Aim
Search the material and gather each line with "this" in it.

Stored data
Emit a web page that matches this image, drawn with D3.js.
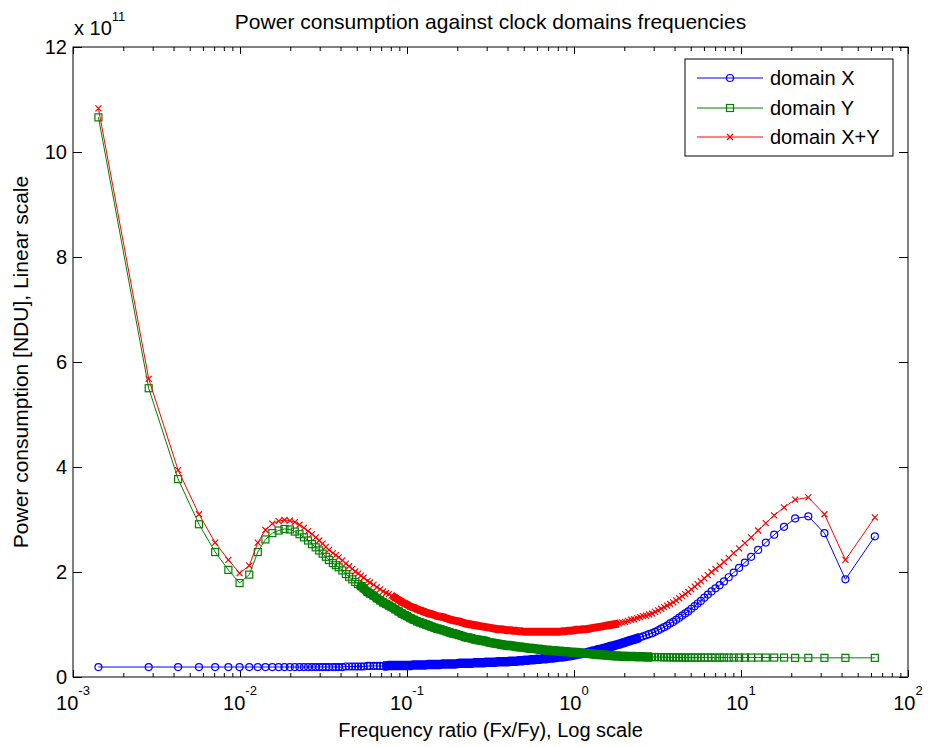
<!DOCTYPE html>
<html>
<head>
<meta charset="utf-8">
<title>Power consumption against clock domains frequencies</title>
<script src="https://cdn.jsdelivr.net/npm/d3@7"></script>
<style>
  body { margin: 0; background: #ffffff; }
  text { font-family: "Liberation Sans", Arial, Helvetica, sans-serif; fill: #000; }
</style>
</head>
<body>
<div id="chart"></div>
<script>
// Frequency ratio Fx/Fy (x axis, log scale)
var ratio = [
  0.00142, 0.00284, 0.00426, 0.00568, 0.0071, 0.00852, 0.00994, 0.01136, 0.01278, 0.0142,
  0.01562, 0.01704, 0.01846, 0.01988, 0.0213, 0.02272, 0.02414, 0.02556, 0.02698, 0.0284,
  0.02982, 0.03124, 0.03266, 0.03408,
  0.036, 0.0375, 0.039, 0.041, 0.043, 0.045, 0.047, 0.049, 0.051, 0.053,
  0.055, 0.058, 0.060, 0.063, 0.066, 0.069, 0.072, 0.075, 0.078, 0.081,
  0.085, 0.089, 0.093, 0.097, 0.100, 0.105, 0.110, 0.115, 0.120, 0.125,
  0.130, 0.135, 0.140, 0.146, 0.152, 0.158, 0.165, 0.172, 0.180, 0.188,
  0.196, 0.205, 0.214, 0.223, 0.232, 0.242, 0.252, 0.263, 0.274, 0.286,
  0.298, 0.310, 0.323, 0.337, 0.351, 0.366, 0.382, 0.398, 0.415, 0.432,
  0.450, 0.470, 0.490, 0.510, 0.530, 0.555, 0.580, 0.605, 0.630, 0.655,
  0.685, 0.715, 0.745, 0.775, 0.810, 0.845, 0.880, 0.920, 0.960, 1.000,
  1.04, 1.085, 1.13, 1.18, 1.23, 1.28, 1.335, 1.39, 1.45, 1.51,
  1.575, 1.64, 1.71, 1.785, 1.86, 1.94, 2.02, 2.105, 2.195, 2.29,
  2.385, 2.485, 2.59, 2.70, 2.815, 2.935, 3.06, 3.19, 3.325, 3.465,
  3.61, 3.765, 3.925, 4.09, 4.265, 4.445, 4.635, 4.83, 5.04,
  5.275, 5.50, 5.75, 6.03, 6.33, 6.66, 7.03, 7.45, 7.91, 8.44,
  9.04, 9.74, 10.55, 11.5, 12.66, 14.07, 15.8, 18.1, 21.1, 25.3,
  31.6, 42.2, 63.3
];

// Power of domain X (x 1e11 NDU)
var powerX = [
  0.19, 0.19, 0.19, 0.19, 0.19, 0.19, 0.19, 0.19, 0.19, 0.19,
  0.19, 0.19, 0.19, 0.19, 0.19, 0.19, 0.19, 0.19, 0.19, 0.19,
  0.19, 0.19, 0.19, 0.19,
  0.19, 0.19, 0.19, 0.19, 0.20, 0.20, 0.20, 0.20, 0.20, 0.20,
  0.20, 0.21, 0.21, 0.21, 0.21, 0.21, 0.21, 0.21, 0.22, 0.22,
  0.22, 0.22, 0.22, 0.22, 0.22, 0.22, 0.23, 0.23, 0.23, 0.23,
  0.23, 0.24, 0.24, 0.24, 0.24, 0.24, 0.25, 0.25, 0.25, 0.25,
  0.25, 0.26, 0.26, 0.26, 0.26, 0.26, 0.27, 0.27, 0.27, 0.27,
  0.28, 0.28, 0.28, 0.28, 0.29, 0.29, 0.29, 0.29, 0.30, 0.30,
  0.30, 0.31, 0.31, 0.32, 0.32, 0.33, 0.33, 0.34, 0.34, 0.35,
  0.35, 0.36, 0.36, 0.37, 0.38, 0.38, 0.39, 0.40, 0.41, 0.42,
  0.43, 0.44, 0.45, 0.46, 0.475, 0.49, 0.50, 0.52, 0.53, 0.545,
  0.56, 0.58, 0.59, 0.61, 0.625, 0.645, 0.66, 0.68, 0.70, 0.715,
  0.735, 0.755, 0.775, 0.795, 0.815, 0.835, 0.86, 0.89, 0.92, 0.95,
  0.98, 1.02, 1.05, 1.09, 1.13, 1.17, 1.21, 1.25, 1.30,
  1.35, 1.40, 1.45, 1.51, 1.57, 1.63, 1.69, 1.75, 1.82, 1.90,
  1.99, 2.08, 2.18, 2.29, 2.42, 2.56, 2.71, 2.86, 3.02, 3.06,
  2.74, 1.86, 2.68
];

// Power of domain Y
var powerY = [
  10.66, 5.50, 3.77, 2.91, 2.38, 2.04, 1.79, 1.95, 2.38, 2.62,
  2.74, 2.79, 2.82, 2.81, 2.77, 2.72, 2.66, 2.60, 2.53, 2.47,
  2.41, 2.35, 2.29, 2.23,
  2.17, 2.13, 2.09, 2.03, 1.96, 1.91, 1.86, 1.81, 1.77, 1.73,
  1.69, 1.62, 1.59, 1.55, 1.50, 1.46, 1.42, 1.39, 1.36, 1.33,
  1.29, 1.25, 1.21, 1.18, 1.16, 1.12, 1.09, 1.06, 1.04, 1.02,
  1.00, 0.98, 0.96, 0.94, 0.92, 0.91, 0.89, 0.87, 0.85, 0.83,
  0.82, 0.80, 0.78, 0.76, 0.75, 0.74, 0.72, 0.71, 0.70, 0.69,
  0.68, 0.66, 0.65, 0.64, 0.63, 0.62, 0.61, 0.60, 0.60, 0.59,
  0.58, 0.57, 0.57, 0.56, 0.55, 0.55, 0.54, 0.53, 0.53, 0.52,
  0.51, 0.51, 0.50, 0.50, 0.49, 0.49, 0.48, 0.48, 0.47, 0.47,
  0.465, 0.46, 0.455, 0.45, 0.445, 0.44, 0.435, 0.43, 0.425, 0.42,
  0.415, 0.41, 0.405, 0.40, 0.40, 0.395, 0.395, 0.39, 0.39, 0.39,
  0.385, 0.385, 0.385, 0.38, 0.38, 0.38, 0.38, 0.38, 0.378, 0.377,
  0.376, 0.375, 0.374, 0.373, 0.372, 0.371, 0.37, 0.37, 0.37,
  0.37, 0.37, 0.37, 0.37, 0.37, 0.37, 0.37, 0.37, 0.37, 0.37,
  0.37, 0.37, 0.37, 0.37, 0.37, 0.37, 0.37, 0.37, 0.365, 0.365,
  0.365, 0.365, 0.365
];

// Power of domain X+Y
var powerXY = [
  10.83, 5.68, 3.94, 3.10, 2.56, 2.23, 1.98, 2.12, 2.56, 2.80,
  2.92, 2.97, 2.99, 2.98, 2.95, 2.90, 2.84, 2.78, 2.72, 2.66,
  2.60, 2.54, 2.48, 2.42,
  2.36, 2.32, 2.28, 2.22, 2.16, 2.11, 2.06, 2.01, 1.97, 1.93,
  1.89, 1.83, 1.80, 1.76, 1.71, 1.67, 1.63, 1.60, 1.58, 1.55,
  1.51, 1.47, 1.43, 1.40, 1.38, 1.34, 1.32, 1.29, 1.27, 1.25,
  1.23, 1.21, 1.20, 1.18, 1.16, 1.15, 1.14, 1.12, 1.10, 1.08,
  1.07, 1.06, 1.04, 1.02, 1.01, 1.00, 0.99, 0.98, 0.97, 0.96,
  0.95, 0.94, 0.93, 0.92, 0.91, 0.91, 0.90, 0.89, 0.89, 0.88,
  0.88, 0.87, 0.87, 0.86, 0.86, 0.86, 0.86, 0.86, 0.86, 0.86,
  0.86, 0.86, 0.86, 0.86, 0.86, 0.87, 0.87, 0.88, 0.88, 0.89,
  0.90, 0.90, 0.91, 0.91, 0.92, 0.93, 0.94, 0.95, 0.96, 0.97,
  0.98, 0.99, 1.00, 1.01, 1.02, 1.04, 1.05, 1.07, 1.09, 1.10,
  1.12, 1.14, 1.16, 1.17, 1.19, 1.21, 1.24, 1.27, 1.30, 1.33,
  1.36, 1.39, 1.42, 1.46, 1.50, 1.54, 1.58, 1.62, 1.67,
  1.72, 1.77, 1.82, 1.88, 1.94, 2.00, 2.06, 2.12, 2.19, 2.27,
  2.36, 2.45, 2.55, 2.66, 2.79, 2.93, 3.08, 3.23, 3.38, 3.42,
  3.10, 2.23, 3.04
];

// Axis ticks and legend labels
var xDecades = [-3, -2, -1, 0, 1, 2];
var yTicks = [0, 2, 4, 6, 8, 10, 12];
var seriesNames = ["domain X", "domain Y", "domain X+Y"];
var seriesColors = ["#0000ff", "#008000", "#ff0000"];
var seriesMarkers = ["circle", "square", "x"];
// ratio range where the original sampling is so dense the markers merge into a band
var bandRanges = [[0.072, 2.5], [0.05, 3.0], [0.08, 1.9]];
var bandWidths = [9.5, 9.5, 8];

// Define SVG area dimensions
var svgWidth = 928;
var svgHeight = 747;

var margin = {
  top: 47,
  right: 20,
  bottom: 70,
  left: 73
};

var width = svgWidth - margin.left - margin.right;
var height = svgHeight - margin.top - margin.bottom;

var svg = d3.select("#chart")
  .append("svg")
  .attr("width", svgWidth)
  .attr("height", svgHeight);

svg.append("rect")
  .attr("width", svgWidth)
  .attr("height", svgHeight)
  .attr("fill", "#ffffff");

var chartGroup = svg.append("g")
  .attr("transform", `translate(${margin.left}, ${margin.top})`);

// Scales
var xLogScale = d3.scaleLog()
  .domain([1e-3, 1e2])
  .range([0, width]);

var yLinearScale = d3.scaleLinear()
  .domain([0, 12])
  .range([height, 0]);

// Tick values
var majorTicks = xDecades.map(d => Math.pow(10, d));
var minorTicks = [];
xDecades.slice(0, -1).forEach(function(d) {
  for (var m = 2; m <= 9; m++) {
    minorTicks.push(m * Math.pow(10, d));
  }
});

// Axes (ticks point inward, like matlab)
function addAxis(axis, transform) {
  var g = chartGroup.append("g")
    .attr("transform", transform)
    .call(axis);
  g.select(".domain").remove();
  g.selectAll("line").attr("stroke", "#000").attr("stroke-width", 1);
  return g;
}

addAxis(d3.axisBottom(xLogScale).tickValues(minorTicks).tickSize(-4).tickFormat(""), `translate(0, ${height})`);
addAxis(d3.axisBottom(xLogScale).tickValues(majorTicks).tickSize(-7).tickFormat(""), `translate(0, ${height})`);
addAxis(d3.axisTop(xLogScale).tickValues(minorTicks).tickSize(-4).tickFormat(""), "translate(0, 0)");
addAxis(d3.axisTop(xLogScale).tickValues(majorTicks).tickSize(-7).tickFormat(""), "translate(0, 0)");
addAxis(d3.axisLeft(yLinearScale).tickValues(yTicks).tickSize(-9).tickFormat(""), "translate(0, 0)");
addAxis(d3.axisRight(yLinearScale).tickValues(yTicks).tickSize(-9).tickFormat(""), `translate(${width}, 0)`);

// box
chartGroup.append("rect")
  .attr("x", 0)
  .attr("y", 0)
  .attr("width", width)
  .attr("height", height)
  .attr("fill", "none")
  .attr("stroke", "#000")
  .attr("stroke-width", 1);

// y tick labels
chartGroup.selectAll(".ylab")
  .data(yTicks)
  .enter()
  .append("text")
  .attr("class", "ylab")
  .attr("x", -6)
  .attr("y", d => yLinearScale(d))
  .attr("dy", "0.36em")
  .attr("text-anchor", "end")
  .attr("font-size", 20)
  .text(d => d);

// x tick labels as 10^n
var xLabels = chartGroup.selectAll(".xlab")
  .data(xDecades)
  .enter()
  .append("text")
  .attr("class", "xlab")
  .attr("x", d => xLogScale(Math.pow(10, d)))
  .attr("y", height + 33)
  .attr("text-anchor", "middle")
  .attr("font-size", 20);
xLabels.append("tspan").text("10");
xLabels.append("tspan")
  .attr("dy", -15)
  .attr("font-size", 13)
  .text(d => String(d));

// exponent label above the y axis
var expLabel = chartGroup.append("text")
  .attr("x", 1)
  .attr("y", -12)
  .attr("font-size", 20);
expLabel.append("tspan").text("x 10");
expLabel.append("tspan").attr("dy", -14).attr("font-size", 13).text("11");

// title and axis labels
chartGroup.append("text")
  .attr("x", width / 2)
  .attr("y", -18)
  .attr("text-anchor", "middle")
  .attr("font-size", 21)
  .text("Power consumption against clock domains frequencies");

chartGroup.append("text")
  .attr("x", width / 2)
  .attr("y", height + 60)
  .attr("text-anchor", "middle")
  .attr("font-size", 20)
  .text("Frequency ratio (Fx/Fy), Log scale");

chartGroup.append("text")
  .attr("transform", `translate(${28 - margin.left}, ${height / 2}) rotate(-90)`)
  .attr("text-anchor", "middle")
  .attr("font-size", 21)
  .text("Power consumption [NDU], Linear scale");

// marker drawing
function drawMarker(sel, type, color) {
  if (type === "circle") {
    sel.append("circle").attr("r", 3.5);
  } else if (type === "square") {
    sel.append("rect").attr("x", -3.5).attr("y", -3.5).attr("width", 7).attr("height", 7);
  } else {
    sel.append("path").attr("d", "M-3,-3L3,3M-3,3L3,-3");
  }
  sel.selectAll("*")
    .attr("fill", "none")
    .attr("stroke", color)
    .attr("stroke-width", 1.2);
}

// Lines and markers
var allSeries = [powerX, powerY, powerXY];
var lineGen = d3.line()
  .x(d => xLogScale(d[0]))
  .y(d => yLinearScale(d[1]));

allSeries.forEach(function(values, s) {
  var pts = values.map((v, i) => [ratio[i], v]);
  var g = chartGroup.append("g");

  // merged markers in the densely sampled part
  var lo = bandRanges[s][0], hi = bandRanges[s][1];
  g.append("path")
    .datum(pts.filter(p => p[0] >= lo && p[0] <= hi))
    .attr("d", lineGen)
    .attr("fill", "none")
    .attr("stroke", seriesColors[s])
    .attr("stroke-width", bandWidths[s])
    .attr("stroke-linejoin", "round");

  g.append("path")
    .datum(pts)
    .attr("d", lineGen)
    .attr("fill", "none")
    .attr("stroke", seriesColors[s])
    .attr("stroke-width", 1);

  g.selectAll("g.mk")
    .data(pts)
    .enter()
    .append("g")
    .attr("class", "mk")
    .attr("transform", d => `translate(${xLogScale(d[0])}, ${yLinearScale(d[1])})`)
    .each(function() {
      drawMarker(d3.select(this), seriesMarkers[s], seriesColors[s]);
    });
});

// Legend
var legend = svg.append("g");
legend.append("rect")
  .attr("x", 685)
  .attr("y", 59)
  .attr("width", 208)
  .attr("height", 97)
  .attr("fill", "#ffffff")
  .attr("stroke", "#000")
  .attr("stroke-width", 1);

var legendRows = [78, 108, 137];
seriesNames.forEach(function(name, s) {
  var y = legendRows[s];
  legend.append("line")
    .attr("x1", 697).attr("x2", 763)
    .attr("y1", y).attr("y2", y)
    .attr("stroke", seriesColors[s])
    .attr("stroke-width", 1);
  var mk = legend.append("g").attr("transform", `translate(730, ${y})`);
  drawMarker(mk, seriesMarkers[s], seriesColors[s]);
  legend.append("text")
    .attr("x", 770)
    .attr("y", y)
    .attr("dy", "0.36em")
    .attr("font-size", 20)
    .text(name);
});
</script>
</body>
</html>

Solution below
Emit a web page that matches this image, drawn with D3.js.
      drawMarker(d3.select(this), seriesMarkers[s], seriesColors[s]);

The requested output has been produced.